*MATERIAL*.

---------------

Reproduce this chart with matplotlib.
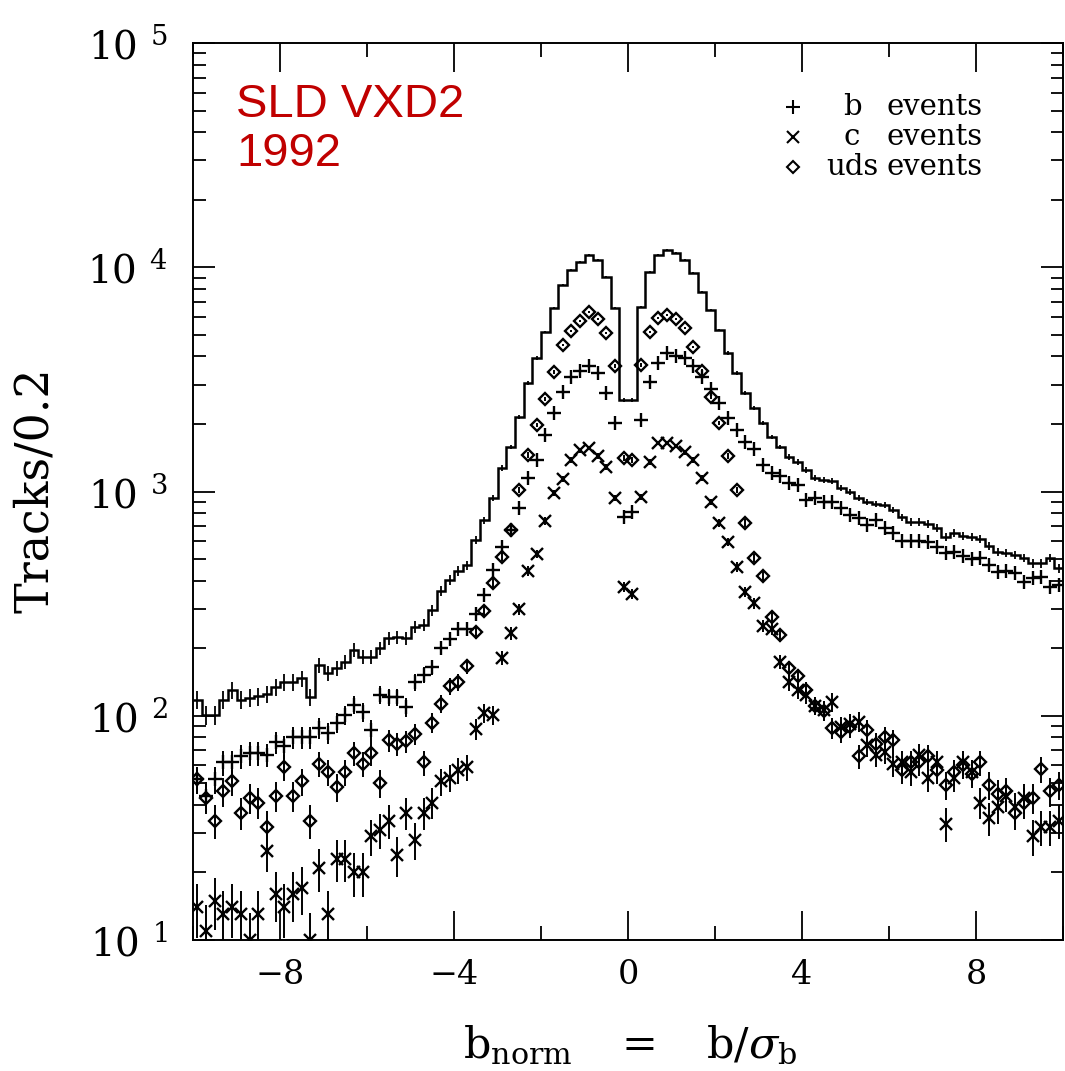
import matplotlib
matplotlib.use("Agg")
import matplotlib.pyplot as plt
import numpy as np
from matplotlib.ticker import FixedLocator, LogLocator, FuncFormatter, NullFormatter

plt.rcParams['font.family'] = ['DejaVu Serif']
plt.rcParams['mathtext.fontset'] = 'dejavuserif'

# b_norm bins of width 0.2 from -10 to 10
bin_edges = np.linspace(-10, 10, 101)

# all tracks (solid histogram)
all_tracks = [118, 101, 101, 118, 130, 118, 120, 122, 125, 134,
              141, 141, 147, 121, 168, 155, 163, 174, 196, 183,
              183, 200, 222, 224, 222, 249, 254, 296, 360, 403,
              442, 470, 608, 746, 935, 1273, 1579, 2149, 3047, 3938,
              5143, 6580, 8333, 9720, 10550, 11340, 10770, 9050, 6580, 2559,
              2559, 6650, 9524, 11340, 11940, 11570, 10770, 9427, 7757, 6447,
              5251, 4146, 3377, 2749, 2357, 2021, 1750, 1579, 1425, 1353,
              1247, 1149, 1125, 1114, 1036, 995, 935, 898, 880, 871,
              827, 770, 731, 731, 716, 688, 627, 653, 633, 627,
              614, 571, 537, 532, 521, 505, 480, 480, 505, 456]

# b events (+)
b_tracks = [52, 44, 52, 62, 62, 66, 68, 68, 67, 76,
            73, 80, 80, 80, 88, 84, 93, 101, 112, 104,
            86, 124, 121, 121, 109, 141, 152, 165, 200, 220,
            244, 244, 284, 346, 447, 565, 673, 844, 1149, 1382,
            1786, 2239, 2777, 3240, 3446, 3627, 3377, 2749, 2021, 770,
            810, 2084, 3078, 3741, 4146, 4020, 3938, 3627, 3240, 2865,
            2481, 2127, 1880, 1663, 1547, 1313, 1209, 1173, 1091, 1069,
            916, 935, 898, 898, 844, 786, 762, 709, 746, 688,
            653, 602, 602, 602, 595, 565, 532, 537, 516, 500,
            505, 470, 438, 442, 433, 395, 411, 416, 375, 383]

# c events (x)
c_tracks = [14, 11, 15, 13, 14, 13, 10, 13, 25, 16,
            14, 16, 17, 10, 21, 13, 23, 23, 20, 20,
            29, 31, 34, 24, 37, 28, 37, 41, 51, 53,
            57, 59, 87, 103, 101, 181, 234, 299, 442, 526,
            739, 985, 1137, 1382, 1531, 1563, 1440, 1286, 935, 375,
            349, 945, 1353, 1646, 1646, 1596, 1500, 1382, 1149, 898,
            724, 595, 461, 356, 318, 251, 244, 174, 141, 130,
            124, 111, 106, 115, 89, 92, 94, 74, 67, 69,
            61, 62, 56, 67, 53, 62, 33, 53, 62, 56,
            41, 35, 39, 44, 39, 43, 29, 32, 32, 34]

# uds events (diamonds)
uds_tracks = [52, 43, 34, 46, 51, 37, 43, 41, 32, 44,
              59, 44, 51, 34, 61, 56, 48, 56, 68, 61,
              68, 50, 78, 75, 77, 83, 62, 93, 113, 136,
              141, 167, 236, 293, 391, 511, 673, 1016, 1455, 1980,
              2585, 3412, 4501, 5196, 5759, 6317, 5877, 5090, 3627, 1411,
              1382, 3665, 5143, 5938, 6124, 5877, 5359, 4410, 3446, 2639,
              2021, 1440, 1016, 724, 505, 420, 276, 229, 163, 150,
              130, 111, 105, 88, 85, 89, 66, 86, 75, 80,
              78, 57, 62, 62, 66, 57, 49, 56, 60, 55,
              62, 49, 45, 46, 37, 41, 43, 58, 46, 49]

x_major = [-8, -4, 0, 4, 8]
x_minor = [-10, -6, -2, 2, 6, 10]

fig = plt.figure(figsize=(10.65, 10.71), dpi=100)
ax = fig.add_axes([193 / 1065, 1 - 940 / 1071, 870 / 1065, 897 / 1071])

centers = (bin_edges[:-1] + bin_edges[1:]) / 2
all_arr = np.array(all_tracks, dtype=float)

# total histogram
ax.stairs(all_arr, bin_edges, color='black', lw=1.8, baseline=None)
ax.errorbar(centers, all_arr, yerr=np.sqrt(all_arr), fmt='none',
            ecolor='black', elinewidth=1.3)

# flavour samples with Poisson errors
styles = [(b_tracks, '+', 10), (c_tracks, 'x', 9), (uds_tracks, 'D', 6.5)]
for vals, mk, ms in styles:
    v = np.array(vals, dtype=float)
    ax.errorbar(centers, v, yerr=np.sqrt(v), fmt=mk, ms=ms, mew=1.7,
                mfc='none', mec='black', ecolor='black', elinewidth=1.4)

ax.set_yscale('log')
ax.set_xlim(-10, 10)
ax.set_ylim(10, 1e5)

ax.xaxis.set_major_locator(FixedLocator(x_major))
ax.xaxis.set_minor_locator(FixedLocator(x_minor))
ax.yaxis.set_major_locator(LogLocator(base=10))
ax.yaxis.set_minor_locator(LogLocator(base=10, subs=np.arange(2, 10)))
ax.yaxis.set_minor_formatter(NullFormatter())
ax.yaxis.set_major_formatter(FuncFormatter(lambda y, p: r'$10^{\,\,\,%d}$' % round(np.log10(y))))

ax.tick_params(which='both', direction='in', top=True, right=True, width=1.3)
ax.tick_params(axis='x', which='major', length=21, labelsize=24, pad=14)
ax.tick_params(axis='x', which='minor', length=10)
ax.tick_params(axis='y', which='major', length=16, labelsize=28, pad=18)
ax.tick_params(axis='y', which='minor', length=9)
for s in ax.spines.values():
    s.set_linewidth(1.4)

fig.text(35 / 1065, 1 - 490 / 1071, 'Tracks/0.2', rotation=90, ha='center', va='center', fontsize=33)
fig.text(630 / 1065, 1 - 1045 / 1071,
         r'$\mathrm{b_{norm}}\ \ \ =\ \ \ \mathrm{b}/\sigma_{\mathrm{b}}$',
         ha='center', va='center', fontsize=31)

# experiment label
ax.text(0.05, 0.955, 'SLD VXD2\n1992', transform=ax.transAxes, ha='left', va='top',
        fontsize=34, color='#c00000', family='Liberation Sans', linespacing=1.15)

# key, top right
key_rows = [('+', 'b', 10, 0.9287), ('x', 'c', 9, 0.8952), ('D', 'uds', 6.5, 0.8618)]
for mk, name, ms, yk in key_rows:
    ax.plot([0.690], [yk], marker=mk, ms=ms, mew=1.5, mfc='none', mec='black',
            transform=ax.transAxes, ls='none')
    ax.text((852 - 193) / 870, yk, name, transform=ax.transAxes, ha='center', va='center', fontsize=21)
    ax.text((886 - 193) / 870, yk, 'events', transform=ax.transAxes, ha='left', va='center', fontsize=21)

fig.savefig('out.png', dpi=100)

---------------

*TASK BRIEF*. Copy the whole of the material above exactly, but not its images.

*FULL RESPONSE*.
Reproduce this chart with matplotlib.
import matplotlib
matplotlib.use("Agg")
import matplotlib.pyplot as plt
import numpy as np
from matplotlib.ticker import FixedLocator, LogLocator, FuncFormatter, NullFormatter

plt.rcParams['font.family'] = ['DejaVu Serif']
plt.rcParams['mathtext.fontset'] = 'dejavuserif'

# b_norm bins of width 0.2 from -10 to 10
bin_edges = np.linspace(-10, 10, 101)

# all tracks (solid histogram)
all_tracks = [118, 101, 101, 118, 130, 118, 120, 122, 125, 134,
              141, 141, 147, 121, 168, 155, 163, 174, 196, 183,
              183, 200, 222, 224, 222, 249, 254, 296, 360, 403,
              442, 470, 608, 746, 935, 1273, 1579, 2149, 3047, 3938,
              5143, 6580, 8333, 9720, 10550, 11340, 10770, 9050, 6580, 2559,
              2559, 6650, 9524, 11340, 11940, 11570, 10770, 9427, 7757, 6447,
              5251, 4146, 3377, 2749, 2357, 2021, 1750, 1579, 1425, 1353,
              1247, 1149, 1125, 1114, 1036, 995, 935, 898, 880, 871,
              827, 770, 731, 731, 716, 688, 627, 653, 633, 627,
              614, 571, 537, 532, 521, 505, 480, 480, 505, 456]

# b events (+)
b_tracks = [52, 44, 52, 62, 62, 66, 68, 68, 67, 76,
            73, 80, 80, 80, 88, 84, 93, 101, 112, 104,
            86, 124, 121, 121, 109, 141, 152, 165, 200, 220,
            244, 244, 284, 346, 447, 565, 673, 844, 1149, 1382,
            1786, 2239, 2777, 3240, 3446, 3627, 3377, 2749, 2021, 770,
            810, 2084, 3078, 3741, 4146, 4020, 3938, 3627, 3240, 2865,
            2481, 2127, 1880, 1663, 1547, 1313, 1209, 1173, 1091, 1069,
            916, 935, 898, 898, 844, 786, 762, 709, 746, 688,
            653, 602, 602, 602, 595, 565, 532, 537, 516, 500,
            505, 470, 438, 442, 433, 395, 411, 416, 375, 383]

# c events (x)
c_tracks = [14, 11, 15, 13, 14, 13, 10, 13, 25, 16,
            14, 16, 17, 10, 21, 13, 23, 23, 20, 20,
            29, 31, 34, 24, 37, 28, 37, 41, 51, 53,
            57, 59, 87, 103, 101, 181, 234, 299, 442, 526,
            739, 985, 1137, 1382, 1531, 1563, 1440, 1286, 935, 375,
            349, 945, 1353, 1646, 1646, 1596, 1500, 1382, 1149, 898,
            724, 595, 461, 356, 318, 251, 244, 174, 141, 130,
            124, 111, 106, 115, 89, 92, 94, 74, 67, 69,
            61, 62, 56, 67, 53, 62, 33, 53, 62, 56,
            41, 35, 39, 44, 39, 43, 29, 32, 32, 34]

# uds events (diamonds)
uds_tracks = [52, 43, 34, 46, 51, 37, 43, 41, 32, 44,
              59, 44, 51, 34, 61, 56, 48, 56, 68, 61,
              68, 50, 78, 75, 77, 83, 62, 93, 113, 136,
              141, 167, 236, 293, 391, 511, 673, 1016, 1455, 1980,
              2585, 3412, 4501, 5196, 5759, 6317, 5877, 5090, 3627, 1411,
              1382, 3665, 5143, 5938, 6124, 5877, 5359, 4410, 3446, 2639,
              2021, 1440, 1016, 724, 505, 420, 276, 229, 163, 150,
              130, 111, 105, 88, 85, 89, 66, 86, 75, 80,
              78, 57, 62, 62, 66, 57, 49, 56, 60, 55,
              62, 49, 45, 46, 37, 41, 43, 58, 46, 49]

x_major = [-8, -4, 0, 4, 8]
x_minor = [-10, -6, -2, 2, 6, 10]

fig = plt.figure(figsize=(10.65, 10.71), dpi=100)
ax = fig.add_axes([193 / 1065, 1 - 940 / 1071, 870 / 1065, 897 / 1071])

centers = (bin_edges[:-1] + bin_edges[1:]) / 2
all_arr = np.array(all_tracks, dtype=float)

# total histogram
ax.stairs(all_arr, bin_edges, color='black', lw=1.8, baseline=None)
ax.errorbar(centers, all_arr, yerr=np.sqrt(all_arr), fmt='none',
            ecolor='black', elinewidth=1.3)

# flavour samples with Poisson errors
styles = [(b_tracks, '+', 10), (c_tracks, 'x', 9), (uds_tracks, 'D', 6.5)]
for vals, mk, ms in styles:
    v = np.array(vals, dtype=float)
    ax.errorbar(centers, v, yerr=np.sqrt(v), fmt=mk, ms=ms, mew=1.7,
                mfc='none', mec='black', ecolor='black', elinewidth=1.4)

ax.set_yscale('log')
ax.set_xlim(-10, 10)
ax.set_ylim(10, 1e5)

ax.xaxis.set_major_locator(FixedLocator(x_major))
ax.xaxis.set_minor_locator(FixedLocator(x_minor))
ax.yaxis.set_major_locator(LogLocator(base=10))
ax.yaxis.set_minor_locator(LogLocator(base=10, subs=np.arange(2, 10)))
ax.yaxis.set_minor_formatter(NullFormatter())
ax.yaxis.set_major_formatter(FuncFormatter(lambda y, p: r'$10^{\,\,\,%d}$' % round(np.log10(y))))

ax.tick_params(which='both', direction='in', top=True, right=True, width=1.3)
ax.tick_params(axis='x', which='major', length=21, labelsize=24, pad=14)
ax.tick_params(axis='x', which='minor', length=10)
ax.tick_params(axis='y', which='major', length=16, labelsize=28, pad=18)
ax.tick_params(axis='y', which='minor', length=9)
for s in ax.spines.values():
    s.set_linewidth(1.4)

fig.text(35 / 1065, 1 - 490 / 1071, 'Tracks/0.2', rotation=90, ha='center', va='center', fontsize=33)
fig.text(630 / 1065, 1 - 1045 / 1071,
         r'$\mathrm{b_{norm}}\ \ \ =\ \ \ \mathrm{b}/\sigma_{\mathrm{b}}$',
         ha='center', va='center', fontsize=31)

# experiment label
ax.text(0.05, 0.955, 'SLD VXD2\n1992', transform=ax.transAxes, ha='left', va='top',
        fontsize=34, color='#c00000', family='Liberation Sans', linespacing=1.15)

# key, top right
key_rows = [('+', 'b', 10, 0.9287), ('x', 'c', 9, 0.8952), ('D', 'uds', 6.5, 0.8618)]
for mk, name, ms, yk in key_rows:
    ax.plot([0.690], [yk], marker=mk, ms=ms, mew=1.5, mfc='none', mec='black',
            transform=ax.transAxes, ls='none')
    ax.text((852 - 193) / 870, yk, name, transform=ax.transAxes, ha='center', va='center', fontsize=21)
    ax.text((886 - 193) / 870, yk, 'events', transform=ax.transAxes, ha='left', va='center', fontsize=21)

fig.savefig('out.png', dpi=100)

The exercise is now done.